■ The exercise ■
Transcribe all the entries word for word, skipping the pictures.

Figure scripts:
· · · ·
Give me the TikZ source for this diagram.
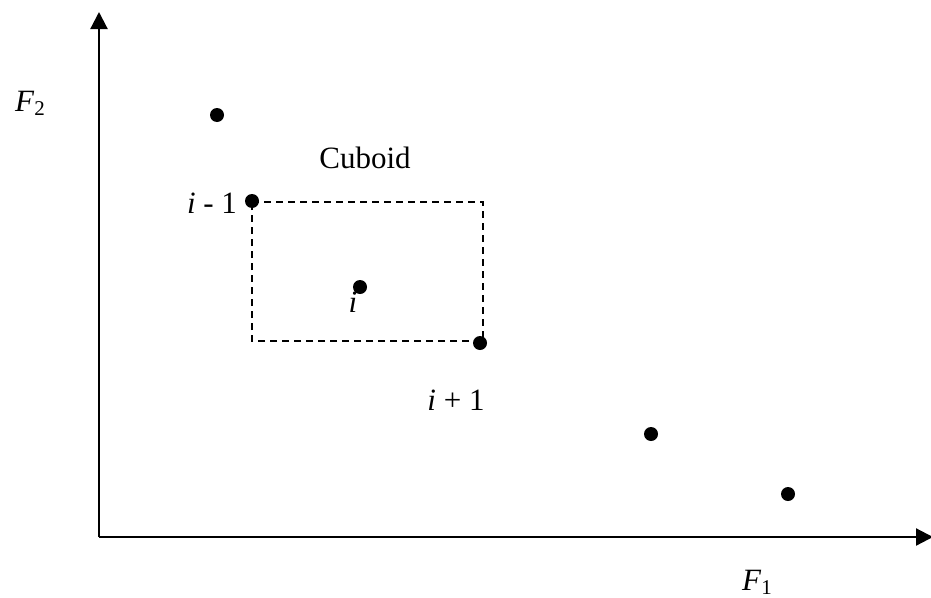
\documentclass[tikz,border=0pt]{standalone}
\usepackage{fontspec}
\setmainfont{Liberation Serif}
\usetikzlibrary{arrows.meta}
\begin{document}
\begin{tikzpicture}[x=1pt,y=-1pt,
  axis/.style={line width=2.2pt,-{Triangle[length=17pt,width=17pt]}},
  pt/.style={circle,fill=black,inner sep=0pt,minimum size=14pt},
  lbl/.style={inner sep=0pt,font=\fontsize{31}{36}\selectfont},
  box/.style={line width=1.8pt,dash pattern=on 7pt off 5pt}]
\useasboundingbox (0,0) rectangle (931,597);
\coordinate (O) at (99,537);
\coordinate (ytop) at (99,12);
\coordinate (xend) at (933,537);
\draw[axis] (O) -- (ytop);
\draw[axis] (O) -- (xend);
\coordinate (c1) at (252,202);
\coordinate (c2) at (483,202);
\coordinate (c3) at (483,341);
\coordinate (c4) at (252,341);
\draw[box] (c1) -- (c2) -- (c3) -- (c4) -- cycle;
\node[pt] (p0) at (217,115) {};
\node[pt] (p1) at (252,201) {};
\node[pt] (p2) at (360,287) {};
\node[pt] (p3) at (480,343) {};
\node[pt] (p4) at (651,434) {};
\node[pt] (p5) at (788,494) {};
\node[lbl] (f2) at (30,103) {\textit{F}\raisebox{-0.3ex}{\fontsize{21}{24}\selectfont 2}};
\node[lbl] (f1) at (757,582) {\textit{F}\raisebox{-0.3ex}{\fontsize{21}{24}\selectfont 1}};
\node[lbl] (cub) at (365,158) {Cuboid};
\node[lbl] (im1) at (212,203) {\textit{i} - 1};
\node[lbl] (ii) at (353,302) {\textit{i}};
\node[lbl] (ip1) at (456,400) {\textit{i} + 1};
\end{tikzpicture}
\end{document}
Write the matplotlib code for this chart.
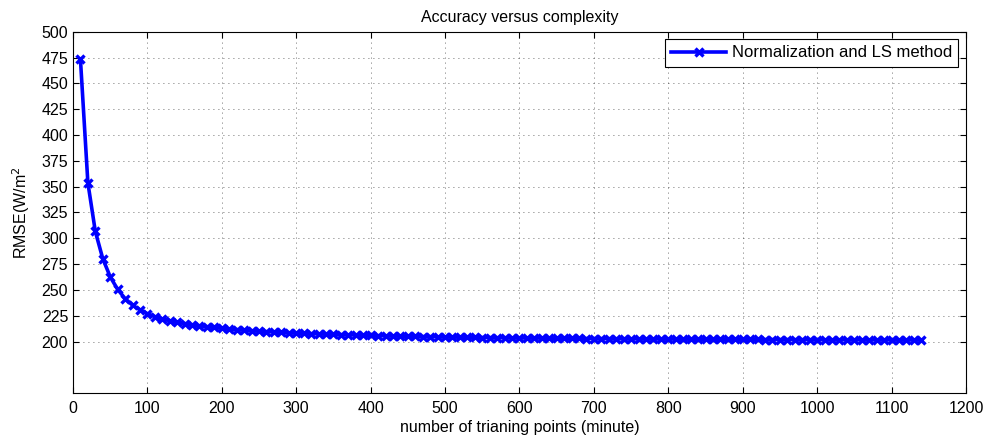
import matplotlib
matplotlib.use("Agg")
import matplotlib.pyplot as plt
import numpy as np

plt.rcParams['font.family'] = ['Liberation Sans', 'DejaVu Sans']

# number of training points (minute)
n_points = list(range(10, 1150, 10))

# RMSE
rmse = [473.4, 353.8, 306.7, 280.4, 262.8, 250.6, 241.7, 235.3, 230.8,
        227.0, 224.2, 222.0, 220.3, 218.8, 217.5, 216.4, 215.4, 214.5, 213.7,
        213.0, 212.3, 211.7, 211.1, 210.6, 210.1, 209.7, 209.3, 208.9, 208.6,
        208.3, 208.0, 207.7, 207.5, 207.2, 207.0, 206.8, 206.6, 206.4, 206.2,
        206.0, 205.8, 205.6, 205.5, 205.3, 205.2, 205.0, 204.9, 204.8, 204.7,
        204.5, 204.4, 204.3, 204.2, 204.1, 204.0, 203.9, 203.8, 203.8, 203.7,
        203.6, 203.5, 203.5, 203.4, 203.3, 203.3, 203.2, 203.1, 203.1, 203.0,
        203.0, 202.9, 202.9, 202.8, 202.8, 202.7, 202.7, 202.6, 202.6, 202.5,
        202.5, 202.5, 202.4, 202.4, 202.3, 202.3, 202.3, 202.2, 202.2, 202.2,
        202.1, 202.1, 202.1, 202.0, 202.0, 202.0, 202.0, 201.9, 201.9, 201.9,
        201.9, 201.8, 201.8, 201.8, 201.8, 201.8, 201.7, 201.7, 201.7, 201.7,
        201.7, 201.6, 201.6, 201.6, 201.6]

x_ticks = np.arange(0, 1201, 100)
y_ticks = np.arange(200, 501, 25)

fig = plt.figure(figsize=(9.89, 4.44), dpi=100)
ax = fig.add_axes([0.0738, 0.1142, 0.9029, 0.8144])

ax.plot(n_points, rmse, color=(0, 0, 1), linewidth=2.6, marker='x',
        markersize=5.5, markeredgewidth=2.4, label='Normalization and LS method')

ax.set_xlim(0, 1200)
ax.set_ylim(150, 500)
ax.set_xticks(x_ticks)
ax.set_yticks(y_ticks)
ax.tick_params(direction='in', top=True, right=True, length=4.5, width=0.8,
               labelsize=11.5)
ax.tick_params(axis='x', pad=5.5)
ax.tick_params(axis='y', pad=3.5)
ax.grid(True, color='black', linestyle=(0, (1, 5)), linewidth=0.6, alpha=0.75)
for s in ax.spines.values():
    s.set_linewidth(0.8)

ax.set_title('Accuracy versus complexity', fontsize=11.5, pad=7)
ax.set_xlabel('number of trianing points (minute)', fontsize=11.5, labelpad=3)
ax.set_ylabel('RMSE(W/m$^2$', fontsize=11.5, labelpad=7)

leg = ax.legend(loc='upper right', fontsize=12, numpoints=1, fancybox=False,
                framealpha=1, edgecolor='black', handlelength=3.3,
                handletextpad=0.35, borderpad=0.37, borderaxespad=0.45)
leg.get_frame().set_linewidth(0.8)

fig.savefig('out.png', dpi=100)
· · · ·
■ Answer to this task ■
Give me the TikZ source for this diagram.
\documentclass[tikz,border=0pt]{standalone}
\usepackage{fontspec}
\setmainfont{Liberation Serif}
\usetikzlibrary{arrows.meta}
\begin{document}
\begin{tikzpicture}[x=1pt,y=-1pt,
  axis/.style={line width=2.2pt,-{Triangle[length=17pt,width=17pt]}},
  pt/.style={circle,fill=black,inner sep=0pt,minimum size=14pt},
  lbl/.style={inner sep=0pt,font=\fontsize{31}{36}\selectfont},
  box/.style={line width=1.8pt,dash pattern=on 7pt off 5pt}]
\useasboundingbox (0,0) rectangle (931,597);
\coordinate (O) at (99,537);
\coordinate (ytop) at (99,12);
\coordinate (xend) at (933,537);
\draw[axis] (O) -- (ytop);
\draw[axis] (O) -- (xend);
\coordinate (c1) at (252,202);
\coordinate (c2) at (483,202);
\coordinate (c3) at (483,341);
\coordinate (c4) at (252,341);
\draw[box] (c1) -- (c2) -- (c3) -- (c4) -- cycle;
\node[pt] (p0) at (217,115) {};
\node[pt] (p1) at (252,201) {};
\node[pt] (p2) at (360,287) {};
\node[pt] (p3) at (480,343) {};
\node[pt] (p4) at (651,434) {};
\node[pt] (p5) at (788,494) {};
\node[lbl] (f2) at (30,103) {\textit{F}\raisebox{-0.3ex}{\fontsize{21}{24}\selectfont 2}};
\node[lbl] (f1) at (757,582) {\textit{F}\raisebox{-0.3ex}{\fontsize{21}{24}\selectfont 1}};
\node[lbl] (cub) at (365,158) {Cuboid};
\node[lbl] (im1) at (212,203) {\textit{i} - 1};
\node[lbl] (ii) at (353,302) {\textit{i}};
\node[lbl] (ip1) at (456,400) {\textit{i} + 1};
\end{tikzpicture}
\end{document}
Write the matplotlib code for this chart.
import matplotlib
matplotlib.use("Agg")
import matplotlib.pyplot as plt
import numpy as np

plt.rcParams['font.family'] = ['Liberation Sans', 'DejaVu Sans']

# number of training points (minute)
n_points = list(range(10, 1150, 10))

# RMSE
rmse = [473.4, 353.8, 306.7, 280.4, 262.8, 250.6, 241.7, 235.3, 230.8,
        227.0, 224.2, 222.0, 220.3, 218.8, 217.5, 216.4, 215.4, 214.5, 213.7,
        213.0, 212.3, 211.7, 211.1, 210.6, 210.1, 209.7, 209.3, 208.9, 208.6,
        208.3, 208.0, 207.7, 207.5, 207.2, 207.0, 206.8, 206.6, 206.4, 206.2,
        206.0, 205.8, 205.6, 205.5, 205.3, 205.2, 205.0, 204.9, 204.8, 204.7,
        204.5, 204.4, 204.3, 204.2, 204.1, 204.0, 203.9, 203.8, 203.8, 203.7,
        203.6, 203.5, 203.5, 203.4, 203.3, 203.3, 203.2, 203.1, 203.1, 203.0,
        203.0, 202.9, 202.9, 202.8, 202.8, 202.7, 202.7, 202.6, 202.6, 202.5,
        202.5, 202.5, 202.4, 202.4, 202.3, 202.3, 202.3, 202.2, 202.2, 202.2,
        202.1, 202.1, 202.1, 202.0, 202.0, 202.0, 202.0, 201.9, 201.9, 201.9,
        201.9, 201.8, 201.8, 201.8, 201.8, 201.8, 201.7, 201.7, 201.7, 201.7,
        201.7, 201.6, 201.6, 201.6, 201.6]

x_ticks = np.arange(0, 1201, 100)
y_ticks = np.arange(200, 501, 25)

fig = plt.figure(figsize=(9.89, 4.44), dpi=100)
ax = fig.add_axes([0.0738, 0.1142, 0.9029, 0.8144])

ax.plot(n_points, rmse, color=(0, 0, 1), linewidth=2.6, marker='x',
        markersize=5.5, markeredgewidth=2.4, label='Normalization and LS method')

ax.set_xlim(0, 1200)
ax.set_ylim(150, 500)
ax.set_xticks(x_ticks)
ax.set_yticks(y_ticks)
ax.tick_params(direction='in', top=True, right=True, length=4.5, width=0.8,
               labelsize=11.5)
ax.tick_params(axis='x', pad=5.5)
ax.tick_params(axis='y', pad=3.5)
ax.grid(True, color='black', linestyle=(0, (1, 5)), linewidth=0.6, alpha=0.75)
for s in ax.spines.values():
    s.set_linewidth(0.8)

ax.set_title('Accuracy versus complexity', fontsize=11.5, pad=7)
ax.set_xlabel('number of trianing points (minute)', fontsize=11.5, labelpad=3)
ax.set_ylabel('RMSE(W/m$^2$', fontsize=11.5, labelpad=7)

leg = ax.legend(loc='upper right', fontsize=12, numpoints=1, fancybox=False,
                framealpha=1, edgecolor='black', handlelength=3.3,
                handletextpad=0.35, borderpad=0.37, borderaxespad=0.45)
leg.get_frame().set_linewidth(0.8)

fig.savefig('out.png', dpi=100)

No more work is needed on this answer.